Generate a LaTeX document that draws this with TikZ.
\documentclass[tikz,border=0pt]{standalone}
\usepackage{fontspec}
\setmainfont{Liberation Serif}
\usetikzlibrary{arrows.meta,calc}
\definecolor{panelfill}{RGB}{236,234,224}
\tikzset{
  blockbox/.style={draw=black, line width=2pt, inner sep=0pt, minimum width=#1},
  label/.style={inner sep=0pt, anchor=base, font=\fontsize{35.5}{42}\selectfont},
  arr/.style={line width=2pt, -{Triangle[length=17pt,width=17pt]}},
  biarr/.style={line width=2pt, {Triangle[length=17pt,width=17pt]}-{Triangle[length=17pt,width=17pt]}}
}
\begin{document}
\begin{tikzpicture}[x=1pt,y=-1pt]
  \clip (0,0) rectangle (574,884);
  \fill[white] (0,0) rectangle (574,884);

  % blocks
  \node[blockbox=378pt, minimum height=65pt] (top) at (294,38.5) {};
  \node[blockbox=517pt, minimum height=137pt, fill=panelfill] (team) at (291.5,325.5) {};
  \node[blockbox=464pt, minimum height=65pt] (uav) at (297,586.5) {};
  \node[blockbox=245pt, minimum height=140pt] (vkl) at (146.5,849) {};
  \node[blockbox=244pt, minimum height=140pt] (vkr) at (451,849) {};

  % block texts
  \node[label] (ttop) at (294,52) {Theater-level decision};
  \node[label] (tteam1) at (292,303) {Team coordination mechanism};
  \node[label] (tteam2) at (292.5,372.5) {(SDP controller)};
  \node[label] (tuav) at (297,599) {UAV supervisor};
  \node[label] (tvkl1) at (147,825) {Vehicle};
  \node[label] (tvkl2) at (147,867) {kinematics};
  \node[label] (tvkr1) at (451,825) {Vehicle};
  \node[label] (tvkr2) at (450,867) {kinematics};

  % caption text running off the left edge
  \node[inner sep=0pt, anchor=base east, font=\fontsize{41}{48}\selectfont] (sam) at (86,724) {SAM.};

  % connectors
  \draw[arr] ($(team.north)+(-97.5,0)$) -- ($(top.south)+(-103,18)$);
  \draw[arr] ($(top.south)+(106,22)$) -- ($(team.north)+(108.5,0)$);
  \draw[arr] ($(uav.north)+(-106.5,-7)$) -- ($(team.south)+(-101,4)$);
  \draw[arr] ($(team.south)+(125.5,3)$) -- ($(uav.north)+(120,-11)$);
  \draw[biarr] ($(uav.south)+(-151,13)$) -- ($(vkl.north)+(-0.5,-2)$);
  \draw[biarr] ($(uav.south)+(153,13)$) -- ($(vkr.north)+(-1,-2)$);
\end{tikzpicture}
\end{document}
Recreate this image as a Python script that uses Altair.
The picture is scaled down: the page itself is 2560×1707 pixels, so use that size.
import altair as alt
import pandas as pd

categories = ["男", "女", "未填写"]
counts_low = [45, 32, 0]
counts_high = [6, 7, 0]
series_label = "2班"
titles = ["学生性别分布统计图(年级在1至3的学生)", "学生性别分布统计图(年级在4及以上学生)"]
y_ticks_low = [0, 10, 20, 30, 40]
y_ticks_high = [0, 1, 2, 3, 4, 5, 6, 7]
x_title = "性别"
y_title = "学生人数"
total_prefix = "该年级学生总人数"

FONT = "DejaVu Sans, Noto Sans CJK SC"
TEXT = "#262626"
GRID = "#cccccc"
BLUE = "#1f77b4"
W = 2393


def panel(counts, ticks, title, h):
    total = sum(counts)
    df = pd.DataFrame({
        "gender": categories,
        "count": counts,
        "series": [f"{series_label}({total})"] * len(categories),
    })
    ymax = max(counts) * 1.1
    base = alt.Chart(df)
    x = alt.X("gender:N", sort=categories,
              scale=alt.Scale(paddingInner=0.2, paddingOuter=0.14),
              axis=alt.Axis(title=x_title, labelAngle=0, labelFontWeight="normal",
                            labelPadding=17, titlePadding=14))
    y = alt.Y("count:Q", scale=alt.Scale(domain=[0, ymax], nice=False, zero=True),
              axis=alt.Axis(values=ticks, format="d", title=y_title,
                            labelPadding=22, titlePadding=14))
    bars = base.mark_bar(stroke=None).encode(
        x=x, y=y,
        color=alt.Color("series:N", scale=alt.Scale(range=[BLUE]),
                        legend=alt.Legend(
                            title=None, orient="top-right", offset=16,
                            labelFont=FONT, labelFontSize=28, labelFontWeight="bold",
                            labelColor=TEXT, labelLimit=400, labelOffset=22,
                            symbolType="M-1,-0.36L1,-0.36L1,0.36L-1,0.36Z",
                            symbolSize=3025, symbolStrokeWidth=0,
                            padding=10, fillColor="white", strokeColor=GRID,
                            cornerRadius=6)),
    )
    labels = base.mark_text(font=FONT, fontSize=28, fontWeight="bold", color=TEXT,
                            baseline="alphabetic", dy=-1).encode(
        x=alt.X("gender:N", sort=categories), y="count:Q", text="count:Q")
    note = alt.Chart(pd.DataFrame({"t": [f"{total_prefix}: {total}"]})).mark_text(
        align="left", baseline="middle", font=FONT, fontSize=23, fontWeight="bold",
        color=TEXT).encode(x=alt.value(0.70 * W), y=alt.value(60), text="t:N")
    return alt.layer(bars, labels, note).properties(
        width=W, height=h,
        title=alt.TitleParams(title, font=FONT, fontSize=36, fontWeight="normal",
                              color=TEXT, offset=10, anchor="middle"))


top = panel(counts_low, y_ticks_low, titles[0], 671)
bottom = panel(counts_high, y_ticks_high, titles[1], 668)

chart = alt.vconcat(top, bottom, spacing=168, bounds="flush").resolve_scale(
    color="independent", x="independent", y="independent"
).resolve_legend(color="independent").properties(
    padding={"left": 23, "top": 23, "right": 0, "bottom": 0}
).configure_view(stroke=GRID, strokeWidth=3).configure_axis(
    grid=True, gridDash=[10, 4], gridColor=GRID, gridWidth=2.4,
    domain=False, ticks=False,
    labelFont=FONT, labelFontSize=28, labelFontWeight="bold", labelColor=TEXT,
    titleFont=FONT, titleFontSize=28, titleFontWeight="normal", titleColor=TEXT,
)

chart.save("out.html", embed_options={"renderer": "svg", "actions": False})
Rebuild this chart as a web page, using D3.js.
━━━━
Job: Every entry needs to be retyped exactly.

Complete response:
Generate a LaTeX document that draws this with TikZ.
\documentclass[tikz,border=0pt]{standalone}
\usepackage{fontspec}
\setmainfont{Liberation Serif}
\usetikzlibrary{arrows.meta,calc}
\definecolor{panelfill}{RGB}{236,234,224}
\tikzset{
  blockbox/.style={draw=black, line width=2pt, inner sep=0pt, minimum width=#1},
  label/.style={inner sep=0pt, anchor=base, font=\fontsize{35.5}{42}\selectfont},
  arr/.style={line width=2pt, -{Triangle[length=17pt,width=17pt]}},
  biarr/.style={line width=2pt, {Triangle[length=17pt,width=17pt]}-{Triangle[length=17pt,width=17pt]}}
}
\begin{document}
\begin{tikzpicture}[x=1pt,y=-1pt]
  \clip (0,0) rectangle (574,884);
  \fill[white] (0,0) rectangle (574,884);

  % blocks
  \node[blockbox=378pt, minimum height=65pt] (top) at (294,38.5) {};
  \node[blockbox=517pt, minimum height=137pt, fill=panelfill] (team) at (291.5,325.5) {};
  \node[blockbox=464pt, minimum height=65pt] (uav) at (297,586.5) {};
  \node[blockbox=245pt, minimum height=140pt] (vkl) at (146.5,849) {};
  \node[blockbox=244pt, minimum height=140pt] (vkr) at (451,849) {};

  % block texts
  \node[label] (ttop) at (294,52) {Theater-level decision};
  \node[label] (tteam1) at (292,303) {Team coordination mechanism};
  \node[label] (tteam2) at (292.5,372.5) {(SDP controller)};
  \node[label] (tuav) at (297,599) {UAV supervisor};
  \node[label] (tvkl1) at (147,825) {Vehicle};
  \node[label] (tvkl2) at (147,867) {kinematics};
  \node[label] (tvkr1) at (451,825) {Vehicle};
  \node[label] (tvkr2) at (450,867) {kinematics};

  % caption text running off the left edge
  \node[inner sep=0pt, anchor=base east, font=\fontsize{41}{48}\selectfont] (sam) at (86,724) {SAM.};

  % connectors
  \draw[arr] ($(team.north)+(-97.5,0)$) -- ($(top.south)+(-103,18)$);
  \draw[arr] ($(top.south)+(106,22)$) -- ($(team.north)+(108.5,0)$);
  \draw[arr] ($(uav.north)+(-106.5,-7)$) -- ($(team.south)+(-101,4)$);
  \draw[arr] ($(team.south)+(125.5,3)$) -- ($(uav.north)+(120,-11)$);
  \draw[biarr] ($(uav.south)+(-151,13)$) -- ($(vkl.north)+(-0.5,-2)$);
  \draw[biarr] ($(uav.south)+(153,13)$) -- ($(vkr.north)+(-1,-2)$);
\end{tikzpicture}
\end{document}
Recreate this image as a Python script that uses Altair.
The picture is scaled down: the page itself is 2560×1707 pixels, so use that size.
import altair as alt
import pandas as pd

categories = ["男", "女", "未填写"]
counts_low = [45, 32, 0]
counts_high = [6, 7, 0]
series_label = "2班"
titles = ["学生性别分布统计图(年级在1至3的学生)", "学生性别分布统计图(年级在4及以上学生)"]
y_ticks_low = [0, 10, 20, 30, 40]
y_ticks_high = [0, 1, 2, 3, 4, 5, 6, 7]
x_title = "性别"
y_title = "学生人数"
total_prefix = "该年级学生总人数"

FONT = "DejaVu Sans, Noto Sans CJK SC"
TEXT = "#262626"
GRID = "#cccccc"
BLUE = "#1f77b4"
W = 2393


def panel(counts, ticks, title, h):
    total = sum(counts)
    df = pd.DataFrame({
        "gender": categories,
        "count": counts,
        "series": [f"{series_label}({total})"] * len(categories),
    })
    ymax = max(counts) * 1.1
    base = alt.Chart(df)
    x = alt.X("gender:N", sort=categories,
              scale=alt.Scale(paddingInner=0.2, paddingOuter=0.14),
              axis=alt.Axis(title=x_title, labelAngle=0, labelFontWeight="normal",
                            labelPadding=17, titlePadding=14))
    y = alt.Y("count:Q", scale=alt.Scale(domain=[0, ymax], nice=False, zero=True),
              axis=alt.Axis(values=ticks, format="d", title=y_title,
                            labelPadding=22, titlePadding=14))
    bars = base.mark_bar(stroke=None).encode(
        x=x, y=y,
        color=alt.Color("series:N", scale=alt.Scale(range=[BLUE]),
                        legend=alt.Legend(
                            title=None, orient="top-right", offset=16,
                            labelFont=FONT, labelFontSize=28, labelFontWeight="bold",
                            labelColor=TEXT, labelLimit=400, labelOffset=22,
                            symbolType="M-1,-0.36L1,-0.36L1,0.36L-1,0.36Z",
                            symbolSize=3025, symbolStrokeWidth=0,
                            padding=10, fillColor="white", strokeColor=GRID,
                            cornerRadius=6)),
    )
    labels = base.mark_text(font=FONT, fontSize=28, fontWeight="bold", color=TEXT,
                            baseline="alphabetic", dy=-1).encode(
        x=alt.X("gender:N", sort=categories), y="count:Q", text="count:Q")
    note = alt.Chart(pd.DataFrame({"t": [f"{total_prefix}: {total}"]})).mark_text(
        align="left", baseline="middle", font=FONT, fontSize=23, fontWeight="bold",
        color=TEXT).encode(x=alt.value(0.70 * W), y=alt.value(60), text="t:N")
    return alt.layer(bars, labels, note).properties(
        width=W, height=h,
        title=alt.TitleParams(title, font=FONT, fontSize=36, fontWeight="normal",
                              color=TEXT, offset=10, anchor="middle"))


top = panel(counts_low, y_ticks_low, titles[0], 671)
bottom = panel(counts_high, y_ticks_high, titles[1], 668)

chart = alt.vconcat(top, bottom, spacing=168, bounds="flush").resolve_scale(
    color="independent", x="independent", y="independent"
).resolve_legend(color="independent").properties(
    padding={"left": 23, "top": 23, "right": 0, "bottom": 0}
).configure_view(stroke=GRID, strokeWidth=3).configure_axis(
    grid=True, gridDash=[10, 4], gridColor=GRID, gridWidth=2.4,
    domain=False, ticks=False,
    labelFont=FONT, labelFontSize=28, labelFontWeight="bold", labelColor=TEXT,
    titleFont=FONT, titleFontSize=28, titleFontWeight="normal", titleColor=TEXT,
)

chart.save("out.html", embed_options={"renderer": "svg", "actions": False})
Rebuild this chart as a web page, using D3.js.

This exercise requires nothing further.